Following my previous post on the launch, I just rolled Ubuntu 14.04 LTS on an Amazon EC2 t1.micro instance (not something you expect to run a database server on, for sure – 1 vCPU, 0.613GiB RAM). If you do an apt-cache search mysql you get 435 return result sets with the default configuration (trusty: main & universe).
If you do apt-get install mysql-server, you get MySQL 5.5. You enter the password of choice, and before you know it, MySQL is installed (a SELECT VERSION() will return 5.5.35-1ubuntu1).

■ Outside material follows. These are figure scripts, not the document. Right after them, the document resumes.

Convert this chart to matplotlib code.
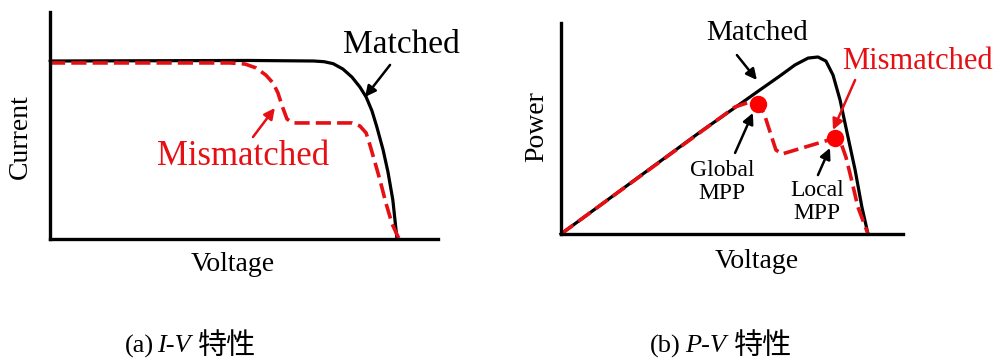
import matplotlib
matplotlib.use("Agg")
import matplotlib.pyplot as plt

# normalised I-V curves (voltage / Voc, current / Isc)
iv_v_matched = [0.000, 0.576, 0.760, 0.790, 0.816, 0.844, 0.870, 0.893, 0.911,
                0.928, 0.942, 0.960, 0.974, 0.988, 1.000]
iv_i_matched = [1.000, 1.003, 1.000, 0.996, 0.985, 0.955, 0.910, 0.854, 0.798,
                0.719, 0.629, 0.500, 0.376, 0.219, 0.000]

iv_v_mismatched = [0.000, 0.519, 0.562, 0.594, 0.622, 0.643, 0.657, 0.669,
                   0.683, 0.700, 0.870, 0.893, 0.911, 0.922, 0.937, 0.951,
                   0.968, 0.986, 1.006]
iv_i_mismatched = [0.989, 0.989, 0.983, 0.961, 0.921, 0.876, 0.820, 0.747,
                   0.674, 0.652, 0.652, 0.635, 0.596, 0.528, 0.427, 0.331,
                   0.202, 0.084, 0.000]

# normalised P-V curves (voltage / Voc, power / Pmax)
pv_v_matched = [0.000, 0.453, 0.583, 0.648, 0.713, 0.762, 0.805, 0.837,
                0.863, 0.886, 0.909, 0.932, 0.958, 0.980, 1.000]
pv_p_matched = [0.000, 0.576, 0.734, 0.814, 0.893, 0.955, 0.994, 1.000,
                0.977, 0.898, 0.757, 0.571, 0.362, 0.153, 0.000]

pv_v_mismatched = [0.000, 0.567, 0.616, 0.642, 0.661, 0.681, 0.700, 0.720,
                   0.893, 0.912, 0.928, 0.945, 0.967, 1.000]
pv_p_mismatched = [0.000, 0.718, 0.746, 0.734, 0.684, 0.576, 0.475, 0.452,
                   0.542, 0.514, 0.435, 0.316, 0.153, 0.000]

# maximum power points on the mismatched curve
mpp_global = (0.642, 0.734)
mpp_local = (0.893, 0.542)

RED = "#e60f14"
DOT = "#ff0000"
SERIF = ["Liberation Serif", "Noto Sans CJK SC"]
CJK = ["Noto Sans CJK SC"]

W, H = 996, 360
fig = plt.figure(figsize=(W / 100, H / 100), dpi=100)


def px_axes(x0, x1, y_top, y_bot):
    return fig.add_axes([x0 / W, 1 - y_bot / H, (x1 - x0) / W, (y_bot - y_top) / H])


def style_axes(ax, xmax, ymax):
    ax.set_xlim(0, xmax)
    ax.set_ylim(0, ymax)
    for s in ("top", "right"):
        ax.spines[s].set_visible(False)
    for s in ("left", "bottom"):
        ax.spines[s].set_linewidth(2.4)
        ax.spines[s].set_color("black")
    ax.set_xticks([])
    ax.set_yticks([])
    ax.patch.set_alpha(0)


arrow_k = dict(arrowstyle="-|>", color="black", lw=1.8, mutation_scale=16,
               shrinkA=0, shrinkB=0)
arrow_r = dict(arrow_k, color=RED)

# (a) I-V
ax1 = px_axes(50, 438, 12, 239)
style_axes(ax1, 388 / 347, 227 / 178)
ax1.plot(iv_v_matched, iv_i_matched, color="black", lw=2.3,
         solid_capstyle="round", clip_on=False)
ax1.plot(iv_v_mismatched, iv_i_mismatched, color=RED, lw=2.6,
         dashes=(4.2, 1.7), clip_on=False)
ax1.text(1.014, 1.09, "Matched", family=SERIF, fontsize=24, ha="center", va="center")
ax1.annotate("", xy=(0.908, 0.798), xytext=(0.980, 0.978), arrowprops=arrow_k)
ax1.text(0.556, 0.461, "Mismatched", family=SERIF, fontsize=25, color=RED,
         ha="center", va="center")
ax1.annotate("", xy=(0.648, 0.736), xytext=(0.585, 0.573), arrowprops=arrow_r)
ax1.text(-0.086, 0.573, "Current", family=SERIF, fontsize=20, rotation=90,
         ha="center", va="center")
ax1.text(0.527, -0.146, "Voltage", family=SERIF, fontsize=20, ha="center", va="center")

# (b) P-V
ax2 = px_axes(561, 903, 23, 234)
style_axes(ax2, 342 / 307, 211 / 177)
ax2.plot(pv_v_matched, pv_p_matched, color="black", lw=2.3, clip_on=False)
ax2.plot(pv_v_mismatched, pv_p_mismatched, color=RED, lw=2.6,
         dashes=(4.2, 1.7), clip_on=False)
ax2.plot(*mpp_global, "o", color=DOT, ms=11.5, zorder=5, clip_on=False)
ax2.plot(*mpp_local, "o", color=DOT, ms=11.5, zorder=5, clip_on=False)
ax2.text(0.638, 1.136, "Matched", family=SERIF, fontsize=21, ha="center", va="center")
ax2.annotate("", xy=(0.638, 0.870), xytext=(0.573, 1.011), arrowprops=arrow_k)
ax2.text(1.160, 0.972, "Mismatched", family=SERIF, fontsize=22, color=RED,
         ha="center", va="center")
ax2.annotate("", xy=(0.886, 0.588), xytext=(0.958, 0.870), arrowprops=arrow_r)
ax2.text(0.524, 0.294, "Global\nMPP", family=SERIF, fontsize=17, ha="center",
         va="center", linespacing=1.1)
ax2.annotate("", xy=(0.625, 0.684), xytext=(0.567, 0.458), arrowprops=arrow_k)
ax2.text(0.834, 0.181, "Local\nMPP", family=SERIF, fontsize=17, ha="center",
         va="center", linespacing=1.1)
ax2.annotate("", xy=(0.876, 0.486), xytext=(0.837, 0.333), arrowprops=arrow_k)
ax2.text(-0.078, 0.605, "Power", family=SERIF, fontsize=20, rotation=90,
         ha="center", va="center")
ax2.text(0.638, -0.158, "Voltage", family=SERIF, fontsize=20, ha="center", va="center")

# sub-figure captions
cy = 1 - 346 / H
fig.text(125 / W, cy, "(a)", family=SERIF, fontsize=19, va="center")
fig.text(157 / W, cy, "I-V", family=SERIF, fontsize=19, style="italic", va="center")
fig.text(198 / W, cy, "特性", family=CJK, fontsize=21, va="center")
fig.text(650 / W, cy, "(b)", family=SERIF, fontsize=19, va="center")
fig.text(685 / W, cy, "P-V", family=SERIF, fontsize=19, style="italic", va="center")
fig.text(734 / W, cy, "特性", family=CJK, fontsize=21, va="center")

fig.savefig("out.png", dpi=100, facecolor="white")
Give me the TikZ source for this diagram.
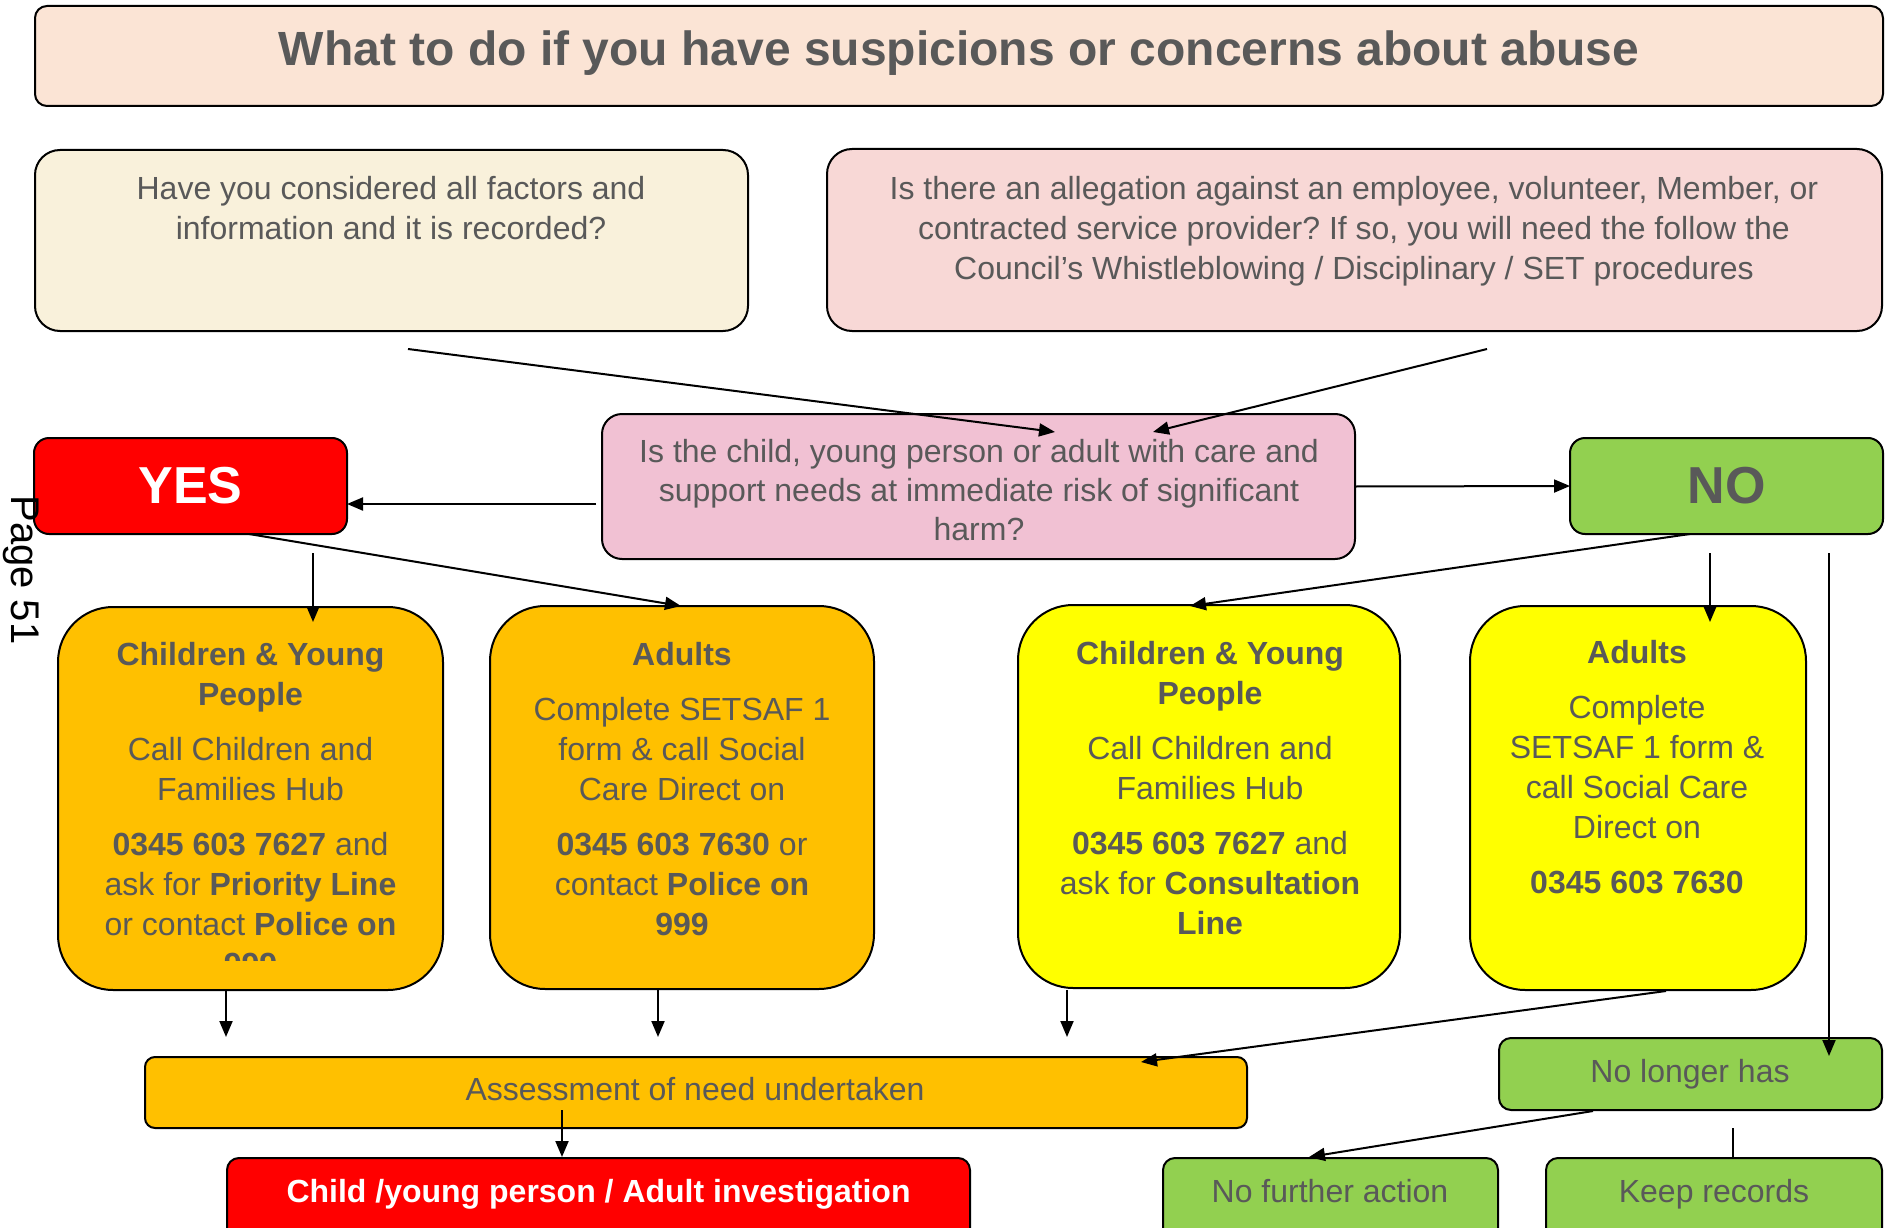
\documentclass[tikz,border=0pt]{standalone}
\usepackage{fontspec}
\setmainfont{Liberation Sans}
\usetikzlibrary{arrows.meta}
\frenchspacing
\definecolor{txt}{RGB}{89,89,89}
\definecolor{titlefill}{RGB}{251,228,213}
\definecolor{creamfill}{RGB}{249,241,219}
\definecolor{pinkfill}{RGB}{248,216,214}
\definecolor{qfill}{RGB}{241,193,211}
\definecolor{orangefill}{RGB}{255,192,0}
\definecolor{yellowfill}{RGB}{255,255,0}
\definecolor{greenfill}{RGB}{146,208,80}
\definecolor{redfill}{RGB}{255,0,0}
\begin{document}
\begin{tikzpicture}[x=1pt,y=-1pt,
  box/.style={draw=black, line width=2pt, inner sep=0pt, outer sep=0pt},
  arr/.style={line width=2pt, -{Triangle[length=16pt,width=13pt]}},
  plainln/.style={line width=1.6pt},
  body/.style={text=txt, font=\fontsize{32}{40}\selectfont\frenchspacing, align=center, inner sep=0pt},
]
\path[use as bounding box, clip] (0,0) rectangle (1885,1228);

% ---------- shapes ----------
\node[box, fill=titlefill, rounded corners=12pt, minimum width=1848pt, minimum height=100pt] (title) at (959,56) {};
\node[box, fill=creamfill, rounded corners=25pt, minimum width=713pt, minimum height=181pt] (tl) at (391.5,240.5) {};
\node[box, fill=pinkfill, rounded corners=25pt, minimum width=1055pt, minimum height=182pt] (tr) at (1354.5,240) {};
\node[box, fill=qfill, rounded corners=20pt, minimum width=753pt, minimum height=145pt] (q) at (978.5,486.5) {};
\node[box, fill=redfill, rounded corners=15pt, minimum width=313pt, minimum height=96pt] (yes) at (190.5,486) {};
\node[box, fill=greenfill, rounded corners=15pt, minimum width=313pt, minimum height=96pt] (no) at (1726.5,486) {};
\node[box, fill=orangefill, rounded corners=55pt, minimum width=385pt, minimum height=383pt] (b1) at (250.5,798.5) {};
\node[box, fill=orangefill, rounded corners=55pt, minimum width=384pt, minimum height=383pt] (b2) at (682,797.5) {};
\node[box, fill=yellowfill, rounded corners=55pt, minimum width=382pt, minimum height=383pt] (b3) at (1209,796.5) {};
\node[box, fill=yellowfill, rounded corners=55pt, minimum width=336pt, minimum height=384pt] (b4) at (1638,798) {};
\node[box, fill=orangefill, rounded corners=10pt, minimum width=1102pt, minimum height=71pt] (assess) at (696,1092.5) {};
\node[box, fill=redfill, rounded corners=12pt, minimum width=743pt, minimum height=92pt] (inv) at (598.5,1204) {};
\node[box, fill=greenfill, rounded corners=12pt, minimum width=383pt, minimum height=72pt] (nlh) at (1690.5,1074) {};
\node[box, fill=greenfill, rounded corners=12pt, minimum width=335pt, minimum height=92pt] (nfa) at (1330.5,1204) {};
\node[box, fill=greenfill, rounded corners=12pt, minimum width=336pt, minimum height=92pt] (kr) at (1714,1204) {};

% ---------- texts ----------
\node[text=txt, font=\fontsize{48}{56}\selectfont\bfseries, inner sep=0pt, anchor=base] (titletxt) at (959,66) {What to do if you have suspicions or concerns about abuse};
\node[body, anchor=north] (tltxt) at (391,176.5) {Have you considered all factors and\\information and it is recorded?};
\node[body, anchor=north] (trtxt) at (1354,176.5) {Is there an allegation against an employee, volunteer, Member, or\\contracted service provider? If so, you will need the follow the\\Council’s Whistleblowing / Disciplinary / SET procedures};
\node[body, anchor=north, font=\fontsize{32}{39}\selectfont\frenchspacing] (qtxt) at (979,439.5) {Is the child, young person or adult with care and\\support needs at immediate risk of significant\\harm?};
\node[text=white, font=\fontsize{52}{60}\selectfont\bfseries, inner sep=0pt, anchor=base] (yestxt) at (190.5,503) {YES};
\node[text=txt, font=\fontsize{52}{60}\selectfont\bfseries, inner sep=0pt, anchor=base] (notxt) at (1726.5,503) {NO};

\begin{scope}
\clip (40,600) rectangle (460,960);
\node[body, anchor=north] (b1txt) at (250.5,642.5) {\textbf{Children \& Young}\\\textbf{People}\\[15pt]Call Children and\\Families Hub\\[15pt]\textbf{0345 603 7627} and\\ask for \textbf{Priority Line}\\or contact \textbf{Police on}\\\textbf{999}};
\end{scope}
\node[body, anchor=north] (b2txt) at (682,642.5) {\textbf{Adults}\\[15pt]Complete SETSAF 1\\form \& call Social\\Care Direct on\\[15pt]\textbf{0345 603 7630} or\\contact \textbf{Police on}\\\textbf{999}};
\node[body, anchor=north] (b3txt) at (1210,641.5) {\textbf{Children \& Young}\\\textbf{People}\\[15pt]Call Children and\\Families Hub\\[15pt]\textbf{0345 603 7627} and\\ask for \textbf{Consultation}\\\textbf{Line}};
\node[body, anchor=north] (b4txt) at (1637,640.5) {\textbf{Adults}\\[15pt]Complete\\SETSAF 1 form \&\\call Social Care\\Direct on\\[15pt]\textbf{0345 603 7630}};

\node[body, anchor=base] (assesstxt) at (695,1100) {Assessment of need undertaken};
\node[text=white, font=\fontsize{32}{40}\selectfont\bfseries, inner sep=0pt, anchor=base] (invtxt) at (598.5,1202) {Child /young person / Adult investigation};
\node[body, anchor=base] (nlhtxt) at (1690,1082) {No longer has};
\node[body, anchor=base] (nfatxt) at (1330,1202) {No further action};
\node[body, anchor=base] (krtxt) at (1714,1202) {Keep records};

\node[font=\fontsize{40}{48}\selectfont, inner sep=0pt, anchor=base, rotate=-90] (pagetxt) at (12,570) {Page 51};

% ---------- connector ends ----------
\coordinate (s1) at (408,349);   \coordinate (q1in) at (1055,432);
\coordinate (s2) at (1487,349);  \coordinate (q2in) at (1153,432);
\coordinate (qL) at (596,504);
\coordinate (y1s) at (313,553);  \coordinate (b1in) at (313,622);
\coordinate (yb) at (249,534);   \coordinate (b2in) at (681,606);
\coordinate (nb) at (1690,534);  \coordinate (b3in) at (1190,606);
\coordinate (n4s) at (1710,553); \coordinate (b4in) at (1710,622);
\coordinate (n5s) at (1829,553); \coordinate (nlhin) at (1829,1056);
\coordinate (b1o) at (226,990);  \coordinate (a1in) at (226,1037);
\coordinate (b2o) at (658,990);  \coordinate (a2in) at (658,1037);
\coordinate (b3o) at (1067,990); \coordinate (a3in) at (1067,1037);
\coordinate (b4o) at (1666,991); \coordinate (a4in) at (1141,1062);
\coordinate (as) at (562,1110);  \coordinate (invin) at (562,1157);
\coordinate (nlho) at (1593,1111); \coordinate (nfain) at (1309,1157);
\coordinate (nlhk) at (1733,1128); \coordinate (krin) at (1733,1157);

% ---------- connectors ----------
\draw[arr] (s1) -- (q1in);
\draw[arr] (s2) -- (q2in);
\draw[arr] (qL) -- (qL -| yes.east);
\draw[arr] (q.east) -- (no.west);
\draw[arr] (y1s) -- (b1in);
\draw[arr] (yb) -- (b2in);
\draw[arr] (nb) -- (b3in);
\draw[arr] (n4s) -- (b4in);
\draw[arr] (n5s) -- (nlhin);
\draw[arr] (b1o) -- (a1in);
\draw[arr] (b2o) -- (a2in);
\draw[arr] (b3o) -- (a3in);
\draw[arr] (b4o) -- (a4in);
\draw[arr] (as) -- (invin);
\draw[arr] (nlho) -- (nfain);
\draw[plainln] (nlhk) -- (krin);
\end{tikzpicture}
\end{document}
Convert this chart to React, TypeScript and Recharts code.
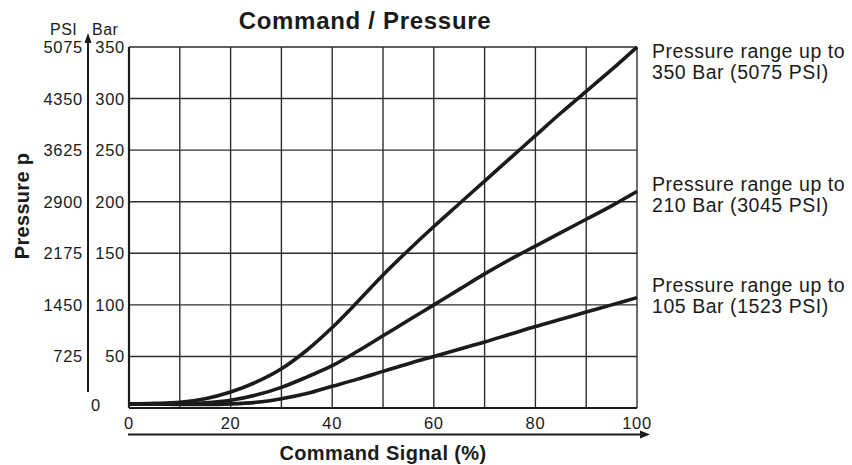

Next you decide to install MariaDB. I run an apt-get install mariadb-server. It pulls in libjemalloc (for TokuDB) and I expect future releases to ship this engine by default. You enter the password, and you get a new message (as pictured).
I verify my test database that I created exists. It does. A SELECT VERSION() returns 5.5.36-MariaDB-1. The innodb_version returns 5.5.36-MariaDB-33.0.
I’m curious about MySQL 5.6 now. So I run apt-get install mysql-server-5.6. Not so straightforward.
start: Job failed to start invoke-rc.d: initscript mysql, action "start" failed. dpkg: error processing package mysql-server-5.6 (--configure): subprocess installed post-installation script returned error exit status 1 Setting up mysql-common-5.6 (5.6.16-1~exp1) ... Processing triggers for libc-bin (2.19-0ubuntu6) ... Errors were encountered while processing: mysql-server-5.6 E: Sub-process /usr/bin/dpkg returned an error code (1)
Looks like MySQL 5.6 is more memory hungry… I edited /etc/mysql/my.cnf to ensure that innodb_buffer_pool_size = 64M (I increased this to 128M and it worked too) was set (there was nothing in the default config) and re-ran apt-get install mysql-server-5.6 and it started. My test database was still around ;-)
I wanted to make sure that MySQL 5.6 isn’t more memory hungry just on that instance so I created yet another clean t1.micro instance and did an apt-get install mysql-server-5.6. Same error. Reported lp#1311387.
Nothing to report in particular about Percona – 5.5.34 Percona XtraDB Cluster (GPL), Release 31.1 (Ubuntu), wsrep_25.9.rXXXX. One thing is for sure – if you’re playing around with the ecosystem, installs and upgrades aren’t exactly straightforward.